Apple has announced that its new Apple Watches will be on show at a number of its physical stores for two weeks before the first devices hit shelves. It’s a completely new product category for Apple, and the majority of prospective buyers will have never used anything like it before, but this demo period will give people a chance to try the Watch on and better understand what it can do.
This isn’t a new tactic – in fact, Steve Jobs credited Apple Store demos as the key to persuading so many people that the first iPad was something they couldn’t live without. Apple has a history of changing consumer behaviour by creating new devices that are more accessible for the mass market. It also tends to maintain ‘last mover’ advantage, taking its time over new products and identifying gaps in the market not being filled by its competitors.

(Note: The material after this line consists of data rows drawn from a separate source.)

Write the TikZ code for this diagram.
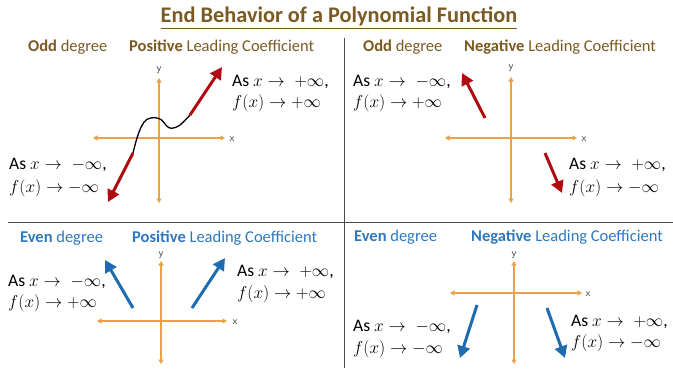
\documentclass[tikz,border=0pt]{standalone}
\usepackage{fontspec}
\setmainfont{Carlito}
\usetikzlibrary{arrows.meta}
\definecolor{ttlbrown}{HTML}{7A5A22}
\definecolor{hdblue}{HTML}{2E78BE}
\definecolor{arrblue}{HTML}{1F6BB0}
\definecolor{arrred}{HTML}{B00C10}
\definecolor{axorange}{HTML}{EBA145}
\definecolor{divgray}{HTML}{4A4A4A}
\tikzset{
  ttl/.style={font=\fontsize{22.3}{26}\selectfont\bfseries, text=ttlbrown, inner sep=0pt},
  hd/.style={font=\fontsize{16.5}{19}\selectfont, inner sep=0pt, anchor=west},
  txt/.style={font=\fontsize{17.6}{21}\selectfont, inner sep=0pt, anchor=west, text=black},
  axis/.style={draw=axorange, line width=1.6pt, {Triangle[length=4.5pt,width=5pt]}-{Triangle[length=4.5pt,width=5pt]}},
  axlbl/.style={font=\fontsize{10.5}{11}\selectfont\sffamily, inner sep=0pt, text=black!80},
  redarr/.style={draw=arrred, line width=3pt, -{Triangle[length=12pt,width=12.5pt]}},
  bluearr/.style={draw=arrblue, line width=3pt, -{Triangle[length=12pt,width=12.5pt]}},
  divider/.style={draw=divgray, line width=0.9pt},
}
\begin{document}
\begin{tikzpicture}[x=1pt,y=-1pt]
\useasboundingbox (0,0) rectangle (673,368);
% title
\node[ttl] (title) at (339,16) {End Behavior of a Polynomial Function};
\draw[ttlbrown, line width=1.3pt] ([yshift=-2.5pt]title.south west) -- ([yshift=-2.5pt]title.south east);
% dividers
\coordinate (vtop) at (344,38);
\coordinate (vbot) at (344,368);
\coordinate (hl) at (8,222);
\coordinate (hr) at (673,222);
\draw[divider] (vtop) -- (vbot);
\draw[divider] (hl) -- (hr);
% headings
\node[hd, text=ttlbrown] (h1a) at (28,47) {\textbf{Odd} degree};
\node[hd, text=ttlbrown] (h1b) at (129,47) {\textbf{Positive} Leading Coefficient};
\node[hd, text=ttlbrown] (h2a) at (363,47) {\textbf{Odd} degree};
\node[hd, text=ttlbrown] (h2b) at (464,47) {\textbf{Negative} Leading Coefficient};
\node[hd, text=hdblue] (h3a) at (20,238) {\textbf{Even} degree};
\node[hd, text=hdblue] (h3b) at (132,238) {\textbf{Positive} Leading Coefficient};
\node[hd, text=hdblue] (h4a) at (354,237) {\textbf{Even} degree};
\node[hd, text=hdblue] (h4b) at (471,237) {\textbf{Negative} Leading Coefficient};
% Q1 axes
\coordinate (q1yt) at (159,78); \coordinate (q1yb) at (159,203);
\coordinate (q1xl) at (93,138); \coordinate (q1xr) at (225,138);
\draw[axis] (q1yb) -- (q1yt);
\draw[axis] (q1xl) -- (q1xr);
\node[axlbl] (q1y) at (159,70) {y};
\node[axlbl] (q1x) at (232,139) {x};
% Q1 curve
\draw[black, line width=1.3pt] plot[smooth, tension=0.6] coordinates {(133,153) (137,138) (141.7,126) (147,119.3) (155,117.7) (161.7,120) (166.7,126) (171.7,128.3) (180,125) (190,115)};
\coordinate (q1s1) at (190,115); \coordinate (q1e1) at (222,67);
\coordinate (q1s2) at (133,153); \coordinate (q1e2) at (108,202);
\draw[redarr] (q1s1) -- (q1e1);
\draw[redarr] (q1s2) -- (q1e2);
\node[txt] (t1a) at (232,82) {As $x\rightarrow\;+\infty$,};
\node[txt] (t1b) at (232,103) {$f(x)\rightarrow+\infty$};
\node[txt] (t1c) at (9,165) {As $x\rightarrow\;-\infty$,};
\node[txt] (t1d) at (9,188) {$f(x)\rightarrow-\infty$};
% Q2 axes
\coordinate (q2yt) at (511,77); \coordinate (q2yb) at (511,203);
\coordinate (q2xl) at (445,138); \coordinate (q2xr) at (577,138);
\draw[axis] (q2yb) -- (q2yt);
\draw[axis] (q2xl) -- (q2xr);
\node[axlbl] (q2y) at (511,68) {y};
\node[axlbl] (q2x) at (584,139) {x};
\coordinate (q2s1) at (485,118); \coordinate (q2e1) at (462,73);
\coordinate (q2s2) at (545,153); \coordinate (q2e2) at (562,193);
\draw[redarr] (q2s1) -- (q2e1);
\draw[redarr] (q2s2) -- (q2e2);
\node[txt] (t2a) at (353,82) {As $x\rightarrow\;-\infty$,};
\node[txt] (t2b) at (353,103) {$f(x)\rightarrow+\infty$};
\node[txt] (t2c) at (569,165) {As $x\rightarrow\;+\infty$,};
\node[txt] (t2d) at (569,188) {$f(x)\rightarrow-\infty$};
% Q3 axes
\coordinate (q3yt) at (161,261); \coordinate (q3yb) at (161,364);
\coordinate (q3xl) at (97,321); \coordinate (q3xr) at (227,321);
\draw[axis] (q3yb) -- (q3yt);
\draw[axis] (q3xl) -- (q3xr);
\node[axlbl] (q3y) at (161,255) {y};
\node[axlbl] (q3x) at (235,322) {x};
\coordinate (q3s1) at (133,308); \coordinate (q3e1) at (105,260);
\coordinate (q3s2) at (192,308); \coordinate (q3e2) at (225,258);
\draw[bluearr] (q3s1) -- (q3e1);
\draw[bluearr] (q3s2) -- (q3e2);
\node[txt] (t3a) at (8,282) {As $x\rightarrow\;-\infty$,};
\node[txt] (t3b) at (8,303) {$f(x)\rightarrow+\infty$};
\node[txt] (t3c) at (237,272) {As $x\rightarrow\;+\infty$,};
\node[txt] (t3d) at (237,294) {$f(x)\rightarrow+\infty$};
% Q4 axes
\coordinate (q4yt) at (514,261); \coordinate (q4yb) at (514,364);
\coordinate (q4xl) at (450,293); \coordinate (q4xr) at (582,293);
\draw[axis] (q4yb) -- (q4yt);
\draw[axis] (q4xl) -- (q4xr);
\node[axlbl] (q4y) at (514,255) {y};
\node[axlbl] (q4x) at (588,294) {x};
\coordinate (q4s1) at (477,305); \coordinate (q4e1) at (460,358);
\coordinate (q4s2) at (547,308); \coordinate (q4e2) at (565,358);
\draw[bluearr] (q4s1) -- (q4e1);
\draw[bluearr] (q4s2) -- (q4e2);
\node[txt] (t4a) at (353,327) {As $x\rightarrow\;-\infty$,};
\node[txt] (t4b) at (353,349) {$f(x)\rightarrow-\infty$};
\node[txt] (t4c) at (571,322) {As $x\rightarrow\;+\infty$,};
\node[txt] (t4d) at (571,343) {$f(x)\rightarrow-\infty$};
\end{tikzpicture}
\end{document}
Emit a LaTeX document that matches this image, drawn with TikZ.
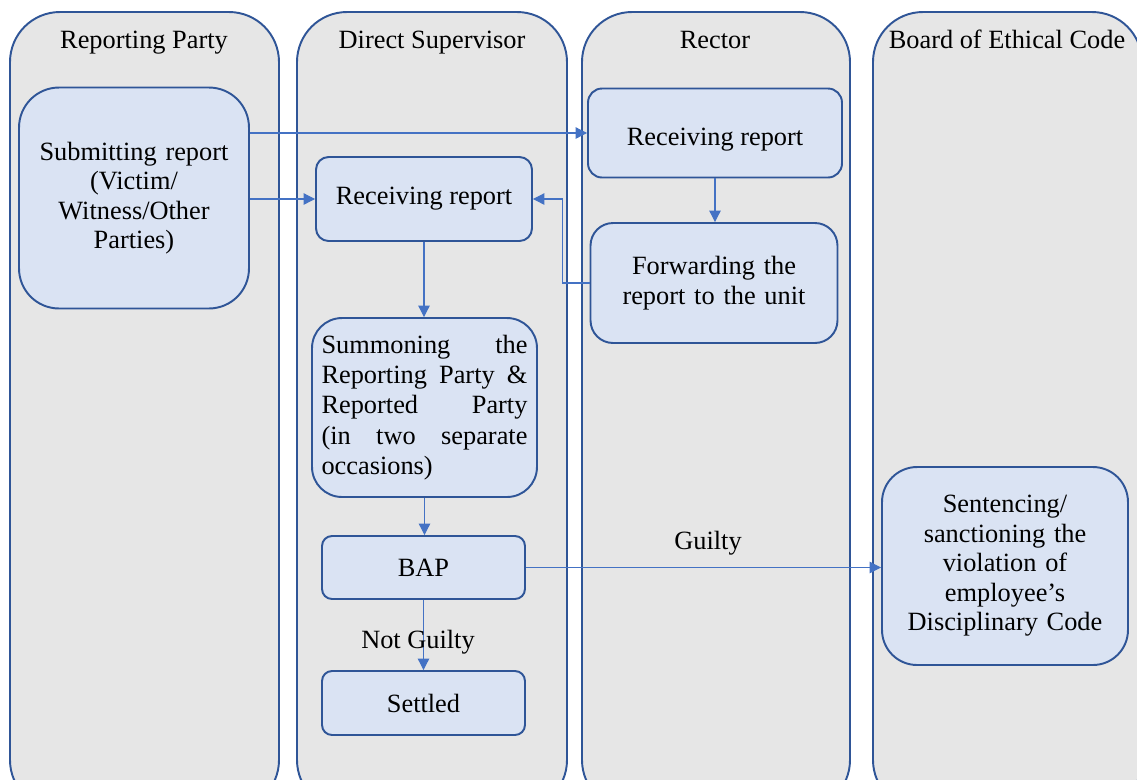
\documentclass[tikz,border=0pt]{standalone}
\usepackage{fontspec}
\setmainfont{Liberation Serif}
\usetikzlibrary{arrows.meta, positioning}
\definecolor{laneline}{HTML}{2F5597}
\definecolor{lanefill}{HTML}{E6E6E6}
\definecolor{boxfill}{HTML}{DAE3F3}
\definecolor{flowblue}{HTML}{4472C4}

\begin{document}
\begin{tikzpicture}[x=0.02cm, y=-0.02cm,
    font=\fontsize{15}{16.8}\selectfont,
    lane/.style={draw=laneline, line width=1.1pt, fill=lanefill, rounded corners=1cm},
    title/.style={inner sep=0pt, anchor=base},
    proc/.style={draw=laneline, line width=1.1pt, fill=boxfill, align=center, inner sep=2pt},
    flow/.style={draw=flowblue, line width=0.6pt, -{Triangle[length=6.5pt, width=6.5pt]}}]
    \useasboundingbox (0,0) rectangle (1137,779);
    \clip (0,0) rectangle (1137,779);
    % swimlanes
    \draw[lane] (10,12) rectangle (279,810);
    \draw[lane] (297,12) rectangle (567,810);
    \draw[lane] (582,12) rectangle (850,810);
    \draw[lane] (873,12) rectangle (1142,810);
    \node[title] (t1) at (144,48) {Reporting Party};
    \node[title] (t2) at (432,48) {Direct Supervisor};
    \node[title] (t3) at (715,48) {Rector};
    \node[title] (t4) at (1007,48) {Board of Ethical Code};
    % process boxes
    \node[proc, rounded corners=0.8cm, minimum width=4.6cm, minimum height=4.42cm, text width=4.2cm] (submit) at (134,198) {Submitting report\\ (Victim/\\ Witness/Other\\ Parties)};
    \node[proc, rounded corners=0.25cm, minimum width=4.32cm, minimum height=1.68cm] (dsrecv) at (424,199) {Receiving report};
    \node[proc, rounded corners=0.28cm, minimum width=5.08cm, minimum height=1.78cm] (rrecv) at (715,133) {\raisebox{-4pt}[\height][\depth]{Receiving report}};
    \node[proc, rounded corners=0.45cm, minimum width=4.94cm, minimum height=2.4cm, text width=4.6cm] (fwd) at (714,283) {Forwarding the\\ report to the unit};
    \node[proc, rounded corners=0.6cm, minimum width=4.5cm, minimum height=3.58cm, text width=4.12cm, align=left, font=\fontsize{15}{17.2}\selectfont] (summ) at (424.5,407.5) {Summoning\hfill the\\ Reporting\hfill Party\hfill \&\\ Reported\hfill Party\\ (in\hfill two\hfill separate\\ occasions)};
    \node[proc, rounded corners=0.2cm, minimum width=4.06cm, minimum height=1.26cm] (bap) at (423.5,567.5) {BAP};
    \node[proc, rounded corners=0.2cm, minimum width=4.06cm, minimum height=1.28cm] (settled) at (423.5,703) {Settled};
    \node[proc, rounded corners=0.7cm, minimum width=4.92cm, minimum height=3.96cm, text width=4.6cm] (sent) at (1005,566) {Sentencing/\\ sanctioning the\\ violation of\\ employee’s\\ Disciplinary Code};
    % connectors
    \draw[flow] (submit.east |- rrecv.west) -- (rrecv.west);
    \draw[flow] (submit.east |- dsrecv.west) -- (dsrecv.west);
    \draw[flow] (rrecv.south) -- (rrecv.south |- fwd.north);
    \draw[flow] (fwd.west) -- ++(-27,0) |- (dsrecv.east);
    \draw[flow] (dsrecv.south) -- (dsrecv.south |- summ.north);
    \draw[flow] (summ.south) -- (summ.south |- bap.north);
    \draw[flow] (bap.south) -- (settled.north);
    \draw[flow] (bap.east) -- (bap.east -| sent.west);
    \node[title] (notguilty) at (418,648) {Not Guilty};
    \node[title] (guilty) at (708,549) {Guilty};
\end{tikzpicture}
\end{document}
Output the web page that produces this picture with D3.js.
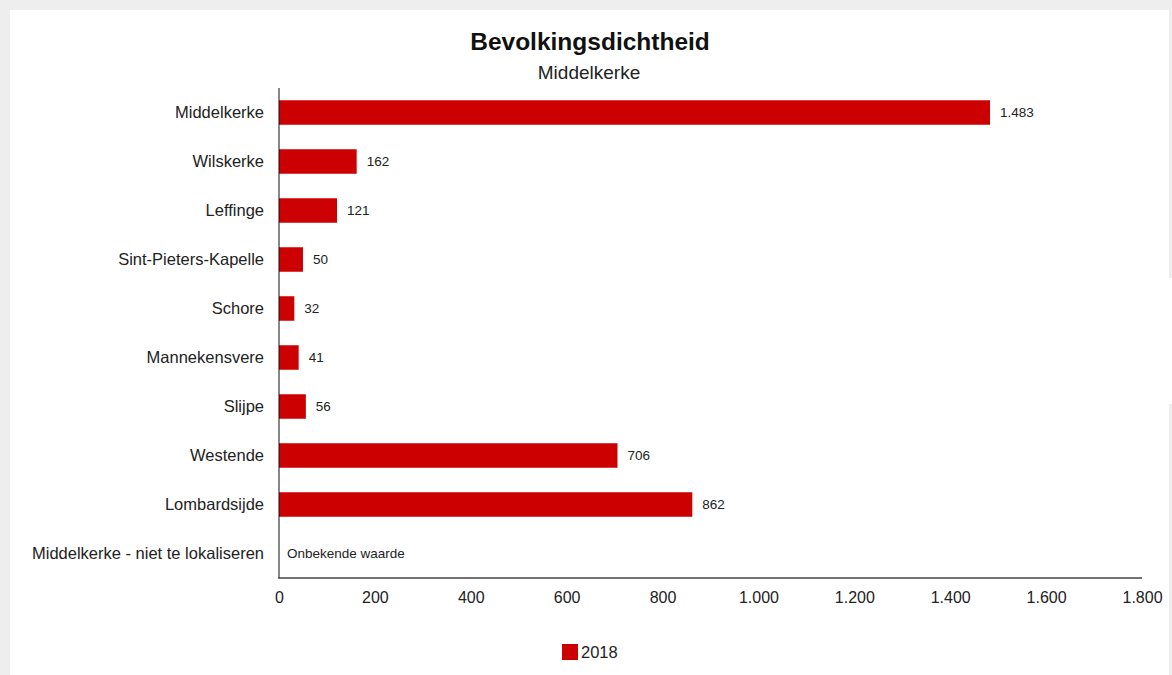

Because the Apple Watch is so different to anything else the company has ever produced, it too needs the iPad treatment. This is a truly omnichannel approach marrying a concerted digital push with a strong in-store experience – Apple is clearly mindful of the fact that all the beautiful product videos and keynotes in the world will mean nothing if people can’t actually hold it in their hands.
Apple has already created the perfect retail environment for consumers to discover and experience new technology – Apple Stores are beautifully designed and combine hands-on product testing with expert staff on hand to offer a helping hand. Shoppers are given one-to-one time in order to properly understand the potential of a new, unfamiliar product in a familiar, secure setting.
This considered approach for the Apple Watch has been complemented by a very obvious push into the luxury and fashion markets, where an enhanced retail experience is an essential element. Angela Ahrendts joined from Burberry last year, a company known for experimenting with digital, in-store and on the catwalk, and was tasked with reinventing Apple’s online and offline retail experience ahead of the Watch launch.
Apple took out a 12-page ad in Vogue US and is also experimenting with its in-store displays for the Watch as it looks to higher net worth individuals as a key audience. This follows criticism from wealthy shoppers that its stores are too busy – perhaps an argument that Apple has become a victim of its own success. It’s not yet known what these new displays will look like, and it remains to be seen whether those considering their next Rolex will see a smart watch as a viable alternative.
If ever there is going to be a tipping point in the mass adoption of wearable technology, it will be initiated by Apple. The company still has a real job on its hands to convince customers to buy its newest gadget, but it is in a stronger position than almost any other brand in the world and the Apple Watch launch will no doubt be a huge success.
That is in no small part thanks to a best-in-class retail strategy that has been sculpted over many years, putting in-store at its heart and creating the seamless omni-channel experience we see today. Bricks and mortar stores are certainly alive and kicking, and digital natives including Google and Amazon are also following Apple’s success by opening their own physical retail stores.
The two weeks prior to launch will see Apple’s in-store experience come to the fore, and the hands-on time given to consumers will go a long way to convincing a few sceptics to part with their hard-earned cash. On April 24 there will be huge queues at Apple Stores worldwide, and the wearable tech revolution will begin.